> **Exercise**: Output the material word for word. Leave each picture out.

►

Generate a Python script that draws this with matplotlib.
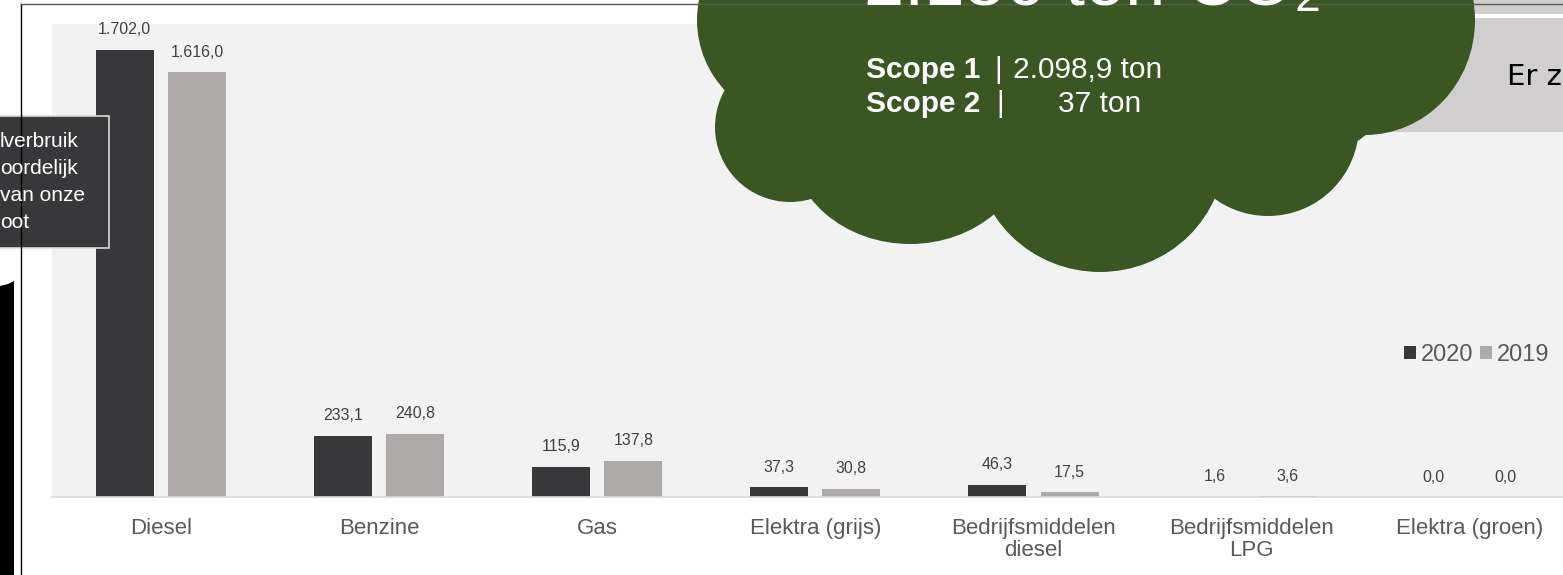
import matplotlib

matplotlib.use("Agg")
import matplotlib.pyplot as plt
import numpy as np
from matplotlib.patches import Ellipse, Polygon, Rectangle

# chart data
categories = [
    "Diesel",
    "Benzine",
    "Gas",
    "Elektra (grijs)",
    "Bedrijfsmiddelen\ndiesel",
    "Bedrijfsmiddelen\nLPG",
    "Elektra (groen)",
]
values_2020 = [1702.0, 233.1, 115.9, 37.3, 46.3, 1.6, 0.0]
values_2019 = [1616.0, 240.8, 137.8, 30.8, 17.5, 3.6, 0.0]
series_names = ["2020", "2019"]

scope_labels = ["Scope 1", "Scope 2"]
scope_values = ["2.098,9 ton", "37 ton"]
callout_lines = ["lverbruik", "oordelijk", "van onze", "oot"]

DARK = "#38383a"
LIGHT = "#aeaaaa"
GREEN = "#3a5623"
TEXT = "#595959"

plt.rcParams["font.family"] = ["Liberation Sans", "DejaVu Sans"]

W, H = 1563, 575
fig = plt.figure(figsize=(W / 100, H / 100), dpi=100)
fig.patch.set_facecolor("white")


def nl(v):
    """Dutch number format: 1.702,0"""
    return f"{v:,.1f}".replace(",", "X").replace(".", ",").replace("X", ".")


# --- bar chart (plot area runs past the right edge of the slide) ---
left, right, top, bottom = 51.85, 1578.6, 24, 497
ax = fig.add_axes([left / W, (H - bottom) / H, (right - left) / W, (bottom - top) / H])
ax.set_facecolor("#f2f2f2")

x = np.arange(len(categories))
bw, off = 0.266, 0.166
b1 = ax.bar(x - off, values_2020, bw, color=DARK, label=series_names[0])
b2 = ax.bar(x + off, values_2019, bw, color=LIGHT, label=series_names[1])
for bars in (b1, b2):
    ax.bar_label(bars, labels=[nl(v) for v in bars.datavalues],
                 padding=9, fontsize=11.5, color="#404040")

ax.set_xlim(-0.5, len(categories) - 0.5)
ax.set_ylim(0, 1800)
ax.set_yticks([])
ax.set_xticks(x, categories, fontsize=16, color=TEXT, linespacing=1.05)
ax.tick_params(axis="x", length=0, pad=15)
for s in ["left", "right", "top"]:
    ax.spines[s].set_visible(False)
ax.spines["bottom"].set_color("#d9d9d9")
ax.spines["bottom"].set_linewidth(1.2)

ax.legend(loc="center left", bbox_to_anchor=(1404 / W, 1 - 355 / H),
          bbox_transform=fig.transFigure, ncol=2, frameon=False, fontsize=17,
          handlelength=0.5, handleheight=0.5, handletextpad=0.2,
          columnspacing=0.3, borderpad=0, borderaxespad=0, labelcolor=TEXT)

# --- slide decorations on top, in pixel coordinates ---
ov = fig.add_axes([0, 0, 1, 1])
ov.set_xlim(0, W)
ov.set_ylim(H, 0)
ov.axis("off")
ov.patch.set_alpha(0)
ov.set_zorder(ax.get_zorder() + 1)

ov.plot([21, 21], [4, H], color="black", lw=1)
ov.plot([21, W], [4, 4], color="#595959", lw=1)

# photo edge at the far left
ov.add_patch(Polygon([(0, 286), (8, 284), (14, 281), (14, H), (0, H)],
                     closed=True, fc="black", ec="none"))

# dark callout box, mostly off-slide
ov.add_patch(Rectangle((-2, 116), 111, 132, fc=DARK, ec="#d9d9d9", lw=1.2))
for i, line in enumerate(callout_lines):
    ov.text(0, 147 + i * 27, line, fontsize=15, color="white", va="baseline")

# grey boxes top right
ov.add_patch(Rectangle((1300, -2), 270, 16, fc="#d0cece", ec="none"))
ov.add_patch(Rectangle((1300, 18), 270, 114, fc="#d0cece", ec="none"))
ov.text(1507, 85, "Er z", fontsize=21, family="DejaVu Sans", color="black",
        va="baseline")

# green cloud built from overlapping ellipses
bumps = [
    (800, 20, 206, 206),
    (790, 127, 150, 150),
    (910, 140, 240, 208),
    (1100, 150, 250, 244),
    (1268, 125, 182, 182),
    (1365, 20, 220, 230),
    (1080, 60, 660, 300),
]
for cx, cy, w, h in bumps:
    ov.add_patch(Ellipse((cx, cy), w, h, fc=GREEN, ec="none"))

ov.text(864, 5, "2.136 ton CO\u2082", fontsize=52, color="white", va="baseline")

for i, (lab, val) in enumerate(zip(scope_labels, scope_values)):
    yb = 78 + i * 34
    ov.text(866, yb, lab, fontsize=21.5, weight="bold", color="white", va="baseline")
    ov.text(994 + i * 2, yb, "|", fontsize=21.5, color="white", va="baseline")
    ov.text(1013 if i == 0 else 1058, yb, val, fontsize=21.5, color="white",
            va="baseline")

fig.savefig("out.png", dpi=100)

◄

> **Solution for this task**:
Generate a Python script that draws this with matplotlib.
import matplotlib

matplotlib.use("Agg")
import matplotlib.pyplot as plt
import numpy as np
from matplotlib.patches import Ellipse, Polygon, Rectangle

# chart data
categories = [
    "Diesel",
    "Benzine",
    "Gas",
    "Elektra (grijs)",
    "Bedrijfsmiddelen\ndiesel",
    "Bedrijfsmiddelen\nLPG",
    "Elektra (groen)",
]
values_2020 = [1702.0, 233.1, 115.9, 37.3, 46.3, 1.6, 0.0]
values_2019 = [1616.0, 240.8, 137.8, 30.8, 17.5, 3.6, 0.0]
series_names = ["2020", "2019"]

scope_labels = ["Scope 1", "Scope 2"]
scope_values = ["2.098,9 ton", "37 ton"]
callout_lines = ["lverbruik", "oordelijk", "van onze", "oot"]

DARK = "#38383a"
LIGHT = "#aeaaaa"
GREEN = "#3a5623"
TEXT = "#595959"

plt.rcParams["font.family"] = ["Liberation Sans", "DejaVu Sans"]

W, H = 1563, 575
fig = plt.figure(figsize=(W / 100, H / 100), dpi=100)
fig.patch.set_facecolor("white")


def nl(v):
    """Dutch number format: 1.702,0"""
    return f"{v:,.1f}".replace(",", "X").replace(".", ",").replace("X", ".")


# --- bar chart (plot area runs past the right edge of the slide) ---
left, right, top, bottom = 51.85, 1578.6, 24, 497
ax = fig.add_axes([left / W, (H - bottom) / H, (right - left) / W, (bottom - top) / H])
ax.set_facecolor("#f2f2f2")

x = np.arange(len(categories))
bw, off = 0.266, 0.166
b1 = ax.bar(x - off, values_2020, bw, color=DARK, label=series_names[0])
b2 = ax.bar(x + off, values_2019, bw, color=LIGHT, label=series_names[1])
for bars in (b1, b2):
    ax.bar_label(bars, labels=[nl(v) for v in bars.datavalues],
                 padding=9, fontsize=11.5, color="#404040")

ax.set_xlim(-0.5, len(categories) - 0.5)
ax.set_ylim(0, 1800)
ax.set_yticks([])
ax.set_xticks(x, categories, fontsize=16, color=TEXT, linespacing=1.05)
ax.tick_params(axis="x", length=0, pad=15)
for s in ["left", "right", "top"]:
    ax.spines[s].set_visible(False)
ax.spines["bottom"].set_color("#d9d9d9")
ax.spines["bottom"].set_linewidth(1.2)

ax.legend(loc="center left", bbox_to_anchor=(1404 / W, 1 - 355 / H),
          bbox_transform=fig.transFigure, ncol=2, frameon=False, fontsize=17,
          handlelength=0.5, handleheight=0.5, handletextpad=0.2,
          columnspacing=0.3, borderpad=0, borderaxespad=0, labelcolor=TEXT)

# --- slide decorations on top, in pixel coordinates ---
ov = fig.add_axes([0, 0, 1, 1])
ov.set_xlim(0, W)
ov.set_ylim(H, 0)
ov.axis("off")
ov.patch.set_alpha(0)
ov.set_zorder(ax.get_zorder() + 1)

ov.plot([21, 21], [4, H], color="black", lw=1)
ov.plot([21, W], [4, 4], color="#595959", lw=1)

# photo edge at the far left
ov.add_patch(Polygon([(0, 286), (8, 284), (14, 281), (14, H), (0, H)],
                     closed=True, fc="black", ec="none"))

# dark callout box, mostly off-slide
ov.add_patch(Rectangle((-2, 116), 111, 132, fc=DARK, ec="#d9d9d9", lw=1.2))
for i, line in enumerate(callout_lines):
    ov.text(0, 147 + i * 27, line, fontsize=15, color="white", va="baseline")

# grey boxes top right
ov.add_patch(Rectangle((1300, -2), 270, 16, fc="#d0cece", ec="none"))
ov.add_patch(Rectangle((1300, 18), 270, 114, fc="#d0cece", ec="none"))
ov.text(1507, 85, "Er z", fontsize=21, family="DejaVu Sans", color="black",
        va="baseline")

# green cloud built from overlapping ellipses
bumps = [
    (800, 20, 206, 206),
    (790, 127, 150, 150),
    (910, 140, 240, 208),
    (1100, 150, 250, 244),
    (1268, 125, 182, 182),
    (1365, 20, 220, 230),
    (1080, 60, 660, 300),
]
for cx, cy, w, h in bumps:
    ov.add_patch(Ellipse((cx, cy), w, h, fc=GREEN, ec="none"))

ov.text(864, 5, "2.136 ton CO\u2082", fontsize=52, color="white", va="baseline")

for i, (lab, val) in enumerate(zip(scope_labels, scope_values)):
    yb = 78 + i * 34
    ov.text(866, yb, lab, fontsize=21.5, weight="bold", color="white", va="baseline")
    ov.text(994 + i * 2, yb, "|", fontsize=21.5, color="white", va="baseline")
    ov.text(1013 if i == 0 else 1058, yb, val, fontsize=21.5, color="white",
            va="baseline")

fig.savefig("out.png", dpi=100)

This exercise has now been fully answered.